What you need to know about the awards-season hopeful about a girl named Hushpuppy:
1. What It's Like: According to reviewers, nothing—as in, it's literally like nothing else. The ultra-low-budget indie by first-time director Benh Zeitlin is a "game-chang[ing]" (Rolling Stone) Bayou fantasy that blends "magic and gritty realism" (New York Post) into a "thing of beauty" (Entertainment Weekly).
2. Why You Know (and Probably Like) Quvenzhané Wallis: You (a): saw the movie, and watched the newcomer command the screen as Hushpuppy; (b) saw Wallis on Jay Leno, and watched her set the host straight; and/or (c) already have the 9-year-old in your Best Actress pool.
3. Why It'll Contend: It's a liked and likable film with killer hooks, from Zeitlin and his merry band of DIY filmmakers, to Wallis and her fellow regular-people-turned-movie-star costars.

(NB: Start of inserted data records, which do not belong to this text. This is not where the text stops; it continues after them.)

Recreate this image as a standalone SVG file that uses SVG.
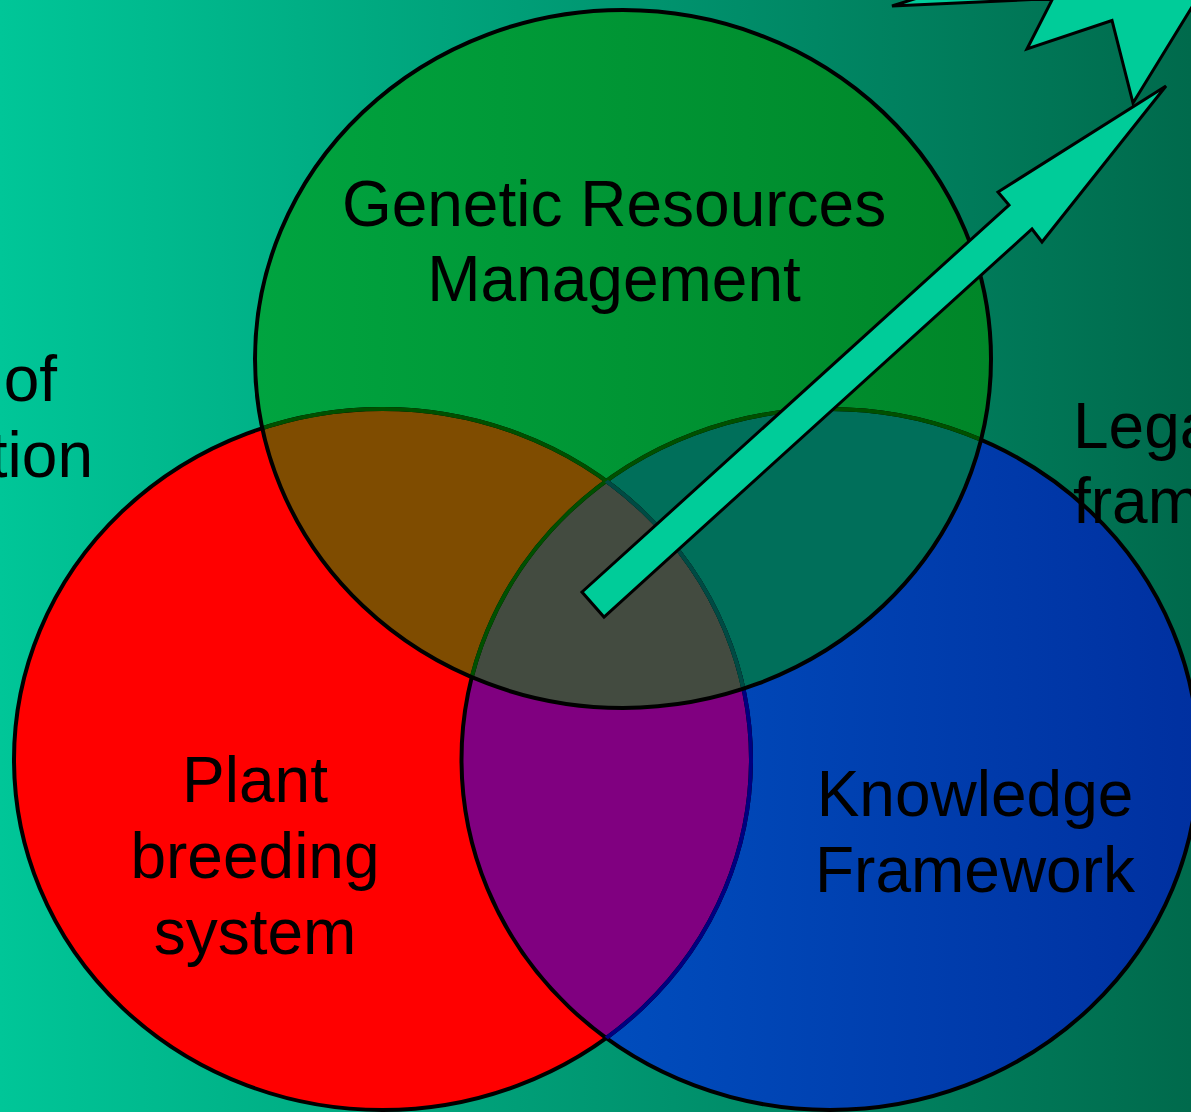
<svg xmlns="http://www.w3.org/2000/svg" xmlns:xlink="http://www.w3.org/1999/xlink" width="1191" height="1112" viewBox="0 0 1191 1112">
<style>
.lbl{font-family:"Liberation Sans",Arial,sans-serif;font-size:64px;fill:#000;text-anchor:middle}
.side{font-family:"Liberation Sans",Arial,sans-serif;font-size:64px;fill:#000}
.ol{fill:none;stroke-width:4}
.shape{fill:#00cc99;stroke:#000;stroke-width:3;stroke-linejoin:miter}
</style>
<defs>
<linearGradient id="gBg" x1="0" y1="0" x2="1" y2="0">
<stop offset="0" stop-color="#00c698"/>
<stop offset="1" stop-color="#006a4c"/>
</linearGradient>
<linearGradient id="gGreen" x1="0" y1="0" x2="1" y2="0">
<stop offset="0" stop-color="#00a440"/>
<stop offset="1" stop-color="#008628"/>
</linearGradient>
<linearGradient id="gBlue" x1="0" y1="0" x2="1" y2="0">
<stop offset="0" stop-color="#0054c4"/>
<stop offset="1" stop-color="#0030a0"/>
</linearGradient>
<ellipse id="eG" cx="623" cy="359" rx="368" ry="349"/>
<ellipse id="eR" cx="382.5" cy="759.5" rx="368.5" ry="350.5"/>
<ellipse id="eB" cx="830" cy="759.5" rx="368.5" ry="350.5"/>
<clipPath id="cG"><use xlink:href="#eG"/></clipPath>
<clipPath id="cR"><use xlink:href="#eR"/></clipPath>
<clipPath id="cB"><use xlink:href="#eB"/></clipPath>
</defs>
<rect x="0" y="0" width="1191" height="1112" fill="url(#gBg)"/>
<g id="side-labels">
<text class="side" x="57" y="401" text-anchor="end">of</text>
<text class="side" x="93" y="477" text-anchor="end">tion</text>
</g>
<g id="node-genetic-resources">
<use xlink:href="#eG" fill="url(#gGreen)"/>
</g>
<g id="node-plant-breeding">
<use xlink:href="#eR" fill="#ff0000"/>
</g>
<g id="node-knowledge">
<use xlink:href="#eB" fill="url(#gBlue)"/>
</g>
<g id="overlaps">
<g clip-path="url(#cR)"><use xlink:href="#eB" fill="#800080"/></g>
<g clip-path="url(#cG)"><use xlink:href="#eR" fill="#7f4c00"/><use xlink:href="#eB" fill="#006f5a"/></g>
<g clip-path="url(#cG)"><g clip-path="url(#cR)"><use xlink:href="#eB" fill="#434b40"/></g></g>
</g>
<g id="outlines">
<use xlink:href="#eR" class="ol" stroke="#000"/>
<use xlink:href="#eB" class="ol" stroke="#000"/>
<g clip-path="url(#cB)"><use xlink:href="#eR" class="ol" stroke="#000080"/></g>
<g clip-path="url(#cG)"><use xlink:href="#eR" class="ol" stroke="#005000"/><use xlink:href="#eB" class="ol" stroke="#005000"/></g>
<g clip-path="url(#cG)"><g clip-path="url(#cB)"><use xlink:href="#eR" class="ol" stroke="#004a44"/></g></g>
<use xlink:href="#eG" class="ol" stroke="#000"/>
</g>
<g id="labels">
<text class="lbl" x="614" y="226">Genetic Resources</text>
<text class="lbl" x="614" y="301">Management</text>
<text class="lbl" x="255" y="802">Plant</text>
<text class="lbl" x="255" y="878">breeding</text>
<text class="lbl" x="255" y="954">system</text>
<text class="lbl" x="975" y="816">Knowledge</text>
<text class="lbl" x="975" y="892">Framework</text>
<text class="side" x="1073" y="448">Lega</text>
<text class="side" x="1073" y="523">fram</text>
</g>
<g id="star">
<polygon class="shape" points="892,6 1052.7,-1.4 1027,49 1112,20.5 1133,103 1230,-55 1100,-80 931,-6.3"/>
</g>
<g id="connectors">
<polygon class="shape" points="582,592 1009,205 998,192 1166,86 1042,242 1032,229 604,617"/>
</g>
</svg>
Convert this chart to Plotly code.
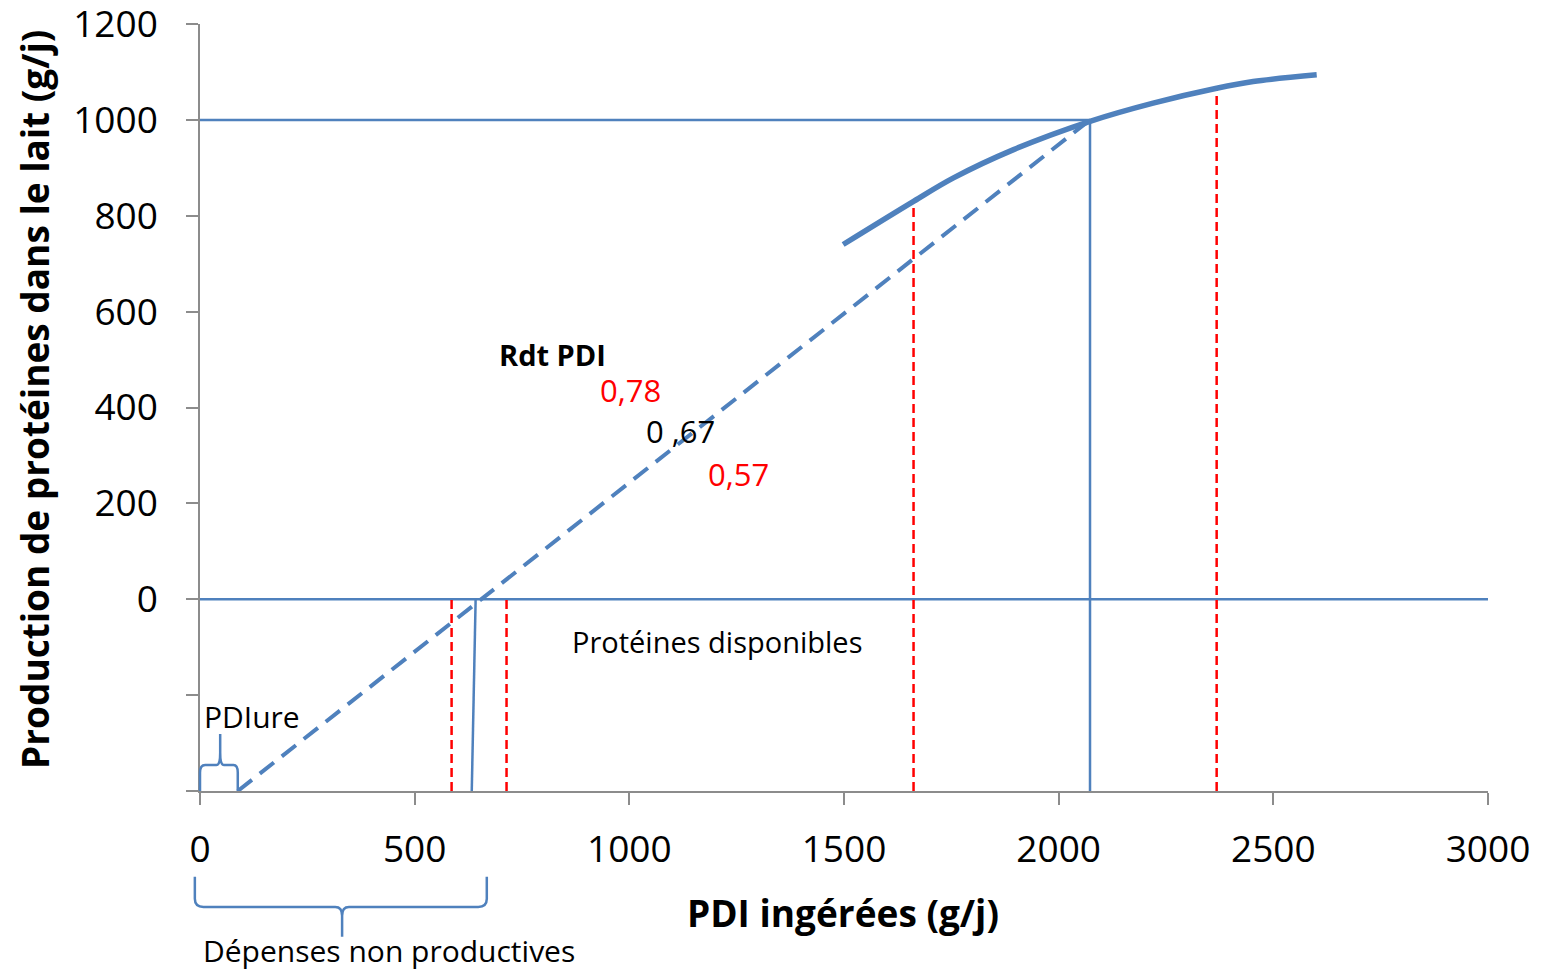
import plotly.graph_objects as go

# ---------------- data ----------------
X_RANGE = [0, 3000]
Y_RANGE = [-400, 1200]
x_tickvals = [0, 500, 1000, 1500, 2000, 2500, 3000]
y_tickvals = [-400, -200, 0, 200, 400, 600, 800, 1000, 1200]
y_ticktext = ["", "", "0", "200", "400", "600", "800", "1000", "1200"]

# response curve (thick)
curve_x = [1498, 1662, 1755, 1895, 2073, 2220, 2368, 2453, 2601]
curve_y = [740, 830, 879, 938, 997, 1035, 1066, 1080, 1094]

# linear response (dashed), from PDIure to the reference point
lin_x = [88, 2073]
lin_y = [-400, 1000]

# reference point
ref_x = 2073
ref_y = 1000

# vertical line at the maintenance need
need_x = [633, 642]
need_y = [-400, 0]

# red dashed verticals
red_x = [586, 714, 1662, 2368]
red_top = [0, 0, 830, 1066]

BLUE = "#4F81BD"
RED = "#FF0000"
FONT = "Open Sans"

fig = go.Figure()

# thin blue reference lines
fig.add_trace(go.Scatter(x=[0, ref_x], y=[ref_y, ref_y], mode="lines",
                         line=dict(color=BLUE, width=2.5), hoverinfo="skip"))
fig.add_trace(go.Scatter(x=[0, X_RANGE[1]], y=[0, 0], mode="lines",
                         line=dict(color=BLUE, width=2.5), hoverinfo="skip"))
fig.add_trace(go.Scatter(x=[ref_x, ref_x], y=[Y_RANGE[0], ref_y], mode="lines",
                         line=dict(color=BLUE, width=2.5), hoverinfo="skip"))
fig.add_trace(go.Scatter(x=need_x, y=need_y, mode="lines",
                         line=dict(color=BLUE, width=2.5), hoverinfo="skip"))

# red dashed verticals
for rx, rt in zip(red_x, red_top):
    fig.add_trace(go.Scatter(x=[rx, rx], y=[Y_RANGE[0], rt], mode="lines",
                             line=dict(color=RED, width=2.5, dash="9px,5px"),
                             hoverinfo="skip"))

# dashed linear response
fig.add_trace(go.Scatter(x=lin_x, y=lin_y, mode="lines",
                         line=dict(color=BLUE, width=4, dash="18px,10px"),
                         hoverinfo="skip"))

# thick curve
fig.add_trace(go.Scatter(x=curve_x, y=curve_y, mode="lines", line_shape="spline",
                         line=dict(color=BLUE, width=5.5), hoverinfo="skip"))


def to_paper(x, y):
    return ((x - X_RANGE[0]) / (X_RANGE[1] - X_RANGE[0]),
            (y - Y_RANGE[0]) / (Y_RANGE[1] - Y_RANGE[0]))


def path_from(points):
    s = ""
    for cmd, pts in points:
        s += cmd + " " + " ".join("%.5f,%.5f" % to_paper(px, py) for px, py in pts) + " "
    return s.strip()


# PDIure brace (above x axis, from 0 to 88)
brace1 = [("M", [(0, -400)]), ("L", [(0, -362)]), ("Q", [(0, -346), (12, -346)]),
          ("L", [(38, -346)]), ("Q", [(47, -346), (47, -320)]), ("L", [(47, -281)]),
          ("M", [(47, -320)]), ("Q", [(47, -346), (56, -346)]), ("L", [(78, -346)]),
          ("Q", [(88, -346), (88, -362)]), ("L", [(88, -400)])]
# Dépenses non productives brace (below x axis)
brace2 = [("M", [(-12, -579)]), ("L", [(-12, -625)]), ("Q", [(-12, -642), (8, -642)]),
          ("L", [(315, -642)]), ("Q", [(331, -642), (331, -660)]), ("L", [(331, -704)]),
          ("M", [(331, -660)]), ("Q", [(331, -642), (347, -642)]), ("L", [(648, -642)]),
          ("Q", [(668, -642), (668, -625)]), ("L", [(668, -579)])]

shapes = []
for b in (brace1, brace2):
    shapes.append(dict(type="path", xref="paper", yref="paper", path=path_from(b),
                       line=dict(color=BLUE, width=2.5)))

annotations = []


def add_text(x, y, text, color="black", size=30, bold=False):
    px, py = to_paper(x, y)
    annotations.append(dict(x=px, y=py, xref="paper", yref="paper",
                            text=("<b>%s</b>" % text) if bold else text,
                            showarrow=False, xanchor="center", yanchor="middle",
                            font=dict(family=FONT, size=size, color=color)))


add_text(822, 510, "Rdt PDI", bold=True, size=29)
add_text(1002, 437, "0,78", color=RED, size=31)
add_text(1120, 350, "0 ,67", size=31)
add_text(1255, 262, "0,57", color=RED, size=31)
add_text(1204, -88, "Protéines disponibles", size=29)
add_text(121, -244, "PDIure")
add_text(440, -733, "Dépenses non productives")

# axis titles
annotations.append(dict(x=0.4993, y=-0.158, xref="paper", yref="paper",
                        text="<b>PDI ingérées (g/j)</b>", showarrow=False,
                        xanchor="center", yanchor="middle",
                        font=dict(family=FONT, size=37, color="black")))
annotations.append(dict(x=-0.128, y=0.51, xref="paper", yref="paper",
                        text="<b>Production de protéines dans le lait (g/j)</b>",
                        showarrow=False, textangle=-90,
                        xanchor="center", yanchor="middle",
                        font=dict(family=FONT, size=37, color="black")))

fig.update_layout(
    width=1537, height=962,
    margin=dict(l=192, r=57, t=16, b=179, autoexpand=False),
    plot_bgcolor="white", paper_bgcolor="white",
    showlegend=False,
    shapes=shapes,
    annotations=annotations,
    xaxis=dict(range=X_RANGE, tickvals=x_tickvals, showgrid=False, zeroline=False,
               automargin=False,
               showline=True, linecolor="#8C8C8C", linewidth=1.5,
               ticks="outside", ticklen=12, tickwidth=1.5, tickcolor="#8C8C8C",
               ticklabelstandoff=13, ticklabeloverflow="allow",
               tickfont=dict(family=FONT, size=37, color="black")),
    yaxis=dict(range=Y_RANGE, tickvals=y_tickvals, ticktext=y_ticktext,
               showgrid=False, zeroline=False,
               automargin=False,
               showline=True, linecolor="#8C8C8C", linewidth=1.5,
               ticks="outside", ticklen=12, tickwidth=1.5, tickcolor="#8C8C8C",
               ticklabelstandoff=21, ticklabeloverflow="allow",
               tickfont=dict(family=FONT, size=37, color="black")),
)

fig.write_html("out.html")
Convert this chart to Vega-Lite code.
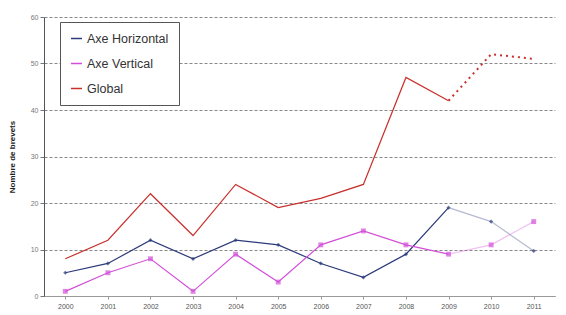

4. Why It Might Come Up Short: All that new, off-the-grid talent came back to bite as the film was ruled inelgible for the Screen Actors Guild Awards, which typically serves as a blueprint for the Best Picture race. Also, Slate called the film "Rousseau's 'noble savage' nonsense all over again, but with crawdads and zydeco." That's the kind of hot-button criticism that could be heard more as the awards grow nearer, and the claws from the competition grow sharper.
6. What Audiences Think: They've made the film, made for about $1 million and change, an $11 million art-house hit. Playing since June, Beasts has yet to break wide.